Wednesday, December 19, 2007

Men Call Them...The Film Crew!

I had a long post here mostly written, including a lot of background about MST3K and its various offshoots, but my laptop ate it. (There's some key combination that suddenly highlights everything in the Blogger editing box, and I hit it by accident now and again on the laptop. Because the universe hates me, whenever I accidentally hit those keys, I then type a space to delete everything and then Blogger chooses that moment to save -- inevitably. And there's no undo, unfortunately. For whatever reason, this never happens on a desktop.) So I'm not going to go into that again.

But I should explain a bit -- I've seen three of the four movies with "commentary tracks" by The Film Crew recently, and mostly enjoyed them. The Film Crew are Mike Nelson, Bill Corbett, and Kevin Murphy -- the final main voice cast of Mystery Science Theatre 3000. And so, except for the lack of silhouettes on screen during the movies, The Film Crew videos are very much like late MST3K. So, for those of us who have missed MST3K, The Film Crew is a decent replacement.

Of the "Film Crew" movies, I first saw Wild Women of Wongo, probably two months ago now. It's one of those very vaguely exploitative movies from the '50s, which probably seemed terribly racy to some people at the time, but which are ridiculously tame now. In an unspecified prehistoric land, there's a village with gorgeous women and homely men, and another which is vice-versa. As you would expect, they meet, and predictable problems ensue. (There's also a priestess in that odd Florida tourist-trap made of huge hunks of carved coral, and a mangy alligator, but that pretty much sums up the characters and plot.) The commentary gets good in spots, but the movie is so dull in its outdated prurience that it rarely gets up much speed. The whole package is OK, but a bit disappointing.

Killers From Space should be even more tedious, since it has, if anything, less plot. (Test pilot Peter Graves is thought dead in a plane crash, reappears with amnesia at the edge of town, and then weird aliens appear.) But these guys have an odd Peter Graves comedy fetish, and his appearance always ups their game -- though they do rely on a lot of Biography jokes during this one. So the movie itself is deeply tedious, with long scenes of Graves running through the aliens' underground base, but the commentary is excellent during those scenes, which makes the whole package very enjoyable. (The film also jumps to random close-ups for no good reason, which the commentators get some mileage out of.)

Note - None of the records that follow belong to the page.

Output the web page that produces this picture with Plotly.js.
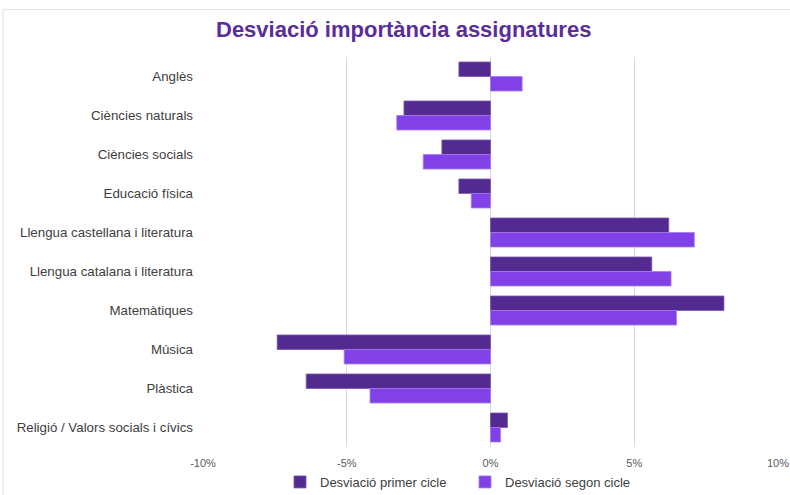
<!DOCTYPE html>
<html>
<head>
<meta charset="utf-8">
<script src="https://cdn.plot.ly/plotly-3.0.1.min.js"></script>
<style>html,body{margin:0;padding:0;background:#fff;}#chart{width:790px;height:495px;}</style>
</head>
<body>
<div id="chart"></div>
<script>
const categories = ["Anglès","Ciències naturals","Ciències socials","Educació física","Llengua castellana i literatura","Llengua catalana i literatura","Matemàtiques","Música","Plàstica","Religió / Valors socials i cívics"];
const primerCicle = [-1.10,-3.01,-1.69,-1.10,6.20,5.61,8.12,-7.42,-6.41,0.59];
const segonCicle = [1.10,-3.26,-2.34,-0.67,7.09,6.28,6.47,-5.09,-4.19,0.35];
const seriesNames = ["Desviació primer cicle","Desviació segon cicle"];
const tickValues = [-10,-5,0,5,10];
const tickLabels = ["-10%","-5%","0%","5%","10%"];

const traces = [
  {type:'bar', orientation:'h', name:seriesNames[0], y:categories, x:primerCicle,
   marker:{color:'#532B90', line:{color:'#7A55B5', width:0.8}}, hoverinfo:'x+y'},
  {type:'bar', orientation:'h', name:seriesNames[1], y:categories, x:segonCicle,
   marker:{color:'#8241E6', line:{color:'#A77BEF', width:0.8}}, hoverinfo:'x+y'}
];
const layout = {
  width:790, height:495,
  margin:{l:203, r:12, t:57, b:48, autoexpand:false},
  paper_bgcolor:'#ffffff', plot_bgcolor:'#ffffff',
  font:{family:'Liberation Sans, Arial, sans-serif', color:'#404040'},
  title:{text:'<b>Desviació importància assignatures</b>', font:{size:22, color:'#5A2D9C', family:'Liberation Sans, Arial, sans-serif'}, x:0.511, xref:'container', xanchor:'center', y:0.94, yref:'container', yanchor:'middle'},
  barmode:'group', bargap:0.256, bargroupgap:0,
  xaxis:{range:[-10,10], tickvals:tickValues, ticktext:tickLabels, showgrid:true, gridcolor:'#D9D9D9', gridwidth:1, zeroline:false, showline:false, ticks:'', tickfont:{size:11, color:'#595959'}, ticklabelstandoff:8, automargin:false},
  yaxis:{autorange:'reversed', showgrid:false, zeroline:false, showline:false, ticks:'', tickfont:{size:13.3, color:'#404040'}, ticklabelstandoff:9, automargin:false},
  showlegend:true,
  legend:{orientation:'h', xref:'container', yref:'container', x:280/790, xanchor:'left', y:13/495, yanchor:'middle', font:{size:13, color:'#404040'}, itemwidth:30, entrywidth:140, entrywidthmode:'pixels', traceorder:'normal'},
  shapes:[{type:'rect', xref:'paper', yref:'paper', x0:-0.348, x1:1.05, y0:-0.2, y1:1.122, line:{color:'#E0E0E0', width:1}, fillcolor:'rgba(0,0,0,0)', layer:'below'}]
};
Plotly.newPlot('chart', traces, layout, {displayModeBar:false, staticPlot:true});
</script>
</body>
</html>
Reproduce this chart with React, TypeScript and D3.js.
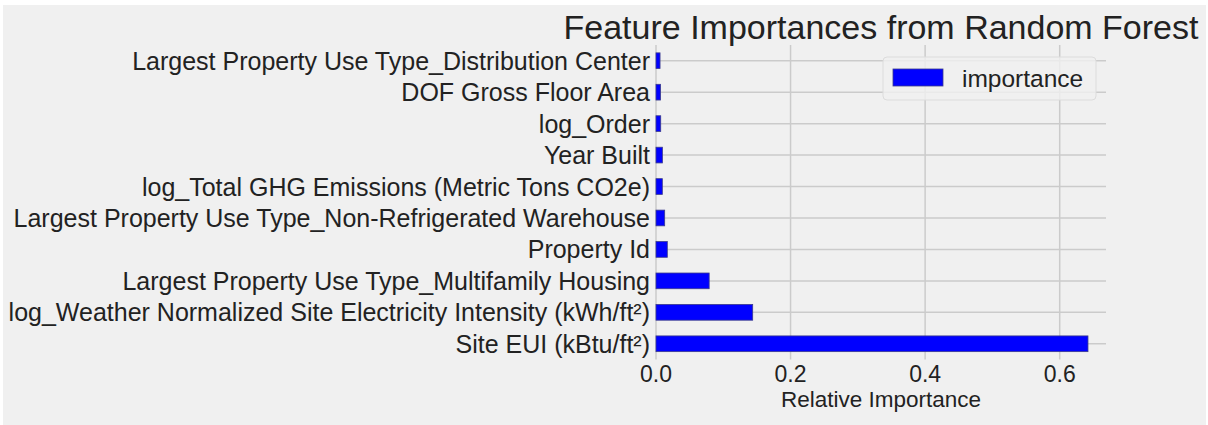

And the "Film Crew" movie I liked best was Hollywood After Dark, a dull "this town will eat your soul" movie featuring a somewhat younger Rue McClanahan as the ingenue (and as a stripper, I warn you now). Again, the movie itself is absolutely tedious and dull, in often inane ways -- there's a fifteen-minute caper sequence where the soundtrack goes completely silent, for one thing, plus the usual issue of not having enough plot for the length of film -- but that leads to very funny commentary.

There could be a general rule of riffing there: the more inept a movie is -- badly done on the fundamental levels of lighting, framing, sound synchronization, and just plain aiming the camera at the right thing -- the better fodder it is for making fun of. There are plenty of movies with plot problems, so jokes about logical holes can only go so far. But if the things you see on screen just don't work, that's rarer, and thus more funny. (Call it the "Torgo" theory of bad movies.) Unfortunately, that theory does not explain why Mitchell is so damn funny, since it's very technically professional. Perhaps there's an additional Joe Don Baker effect?

3 comments:

Jess Nevins said...

Joe Don Baker is comedy gold. Plus, he brought out the cruelty in Joel and the 'bots, which always made for a good time.

Steve said...

I used to get that disappearing text thing. Control-Z brings it back....

Bill Peschel said...

Check out "Cinematic Titantic" a group of Misties coming out with a disk of their own.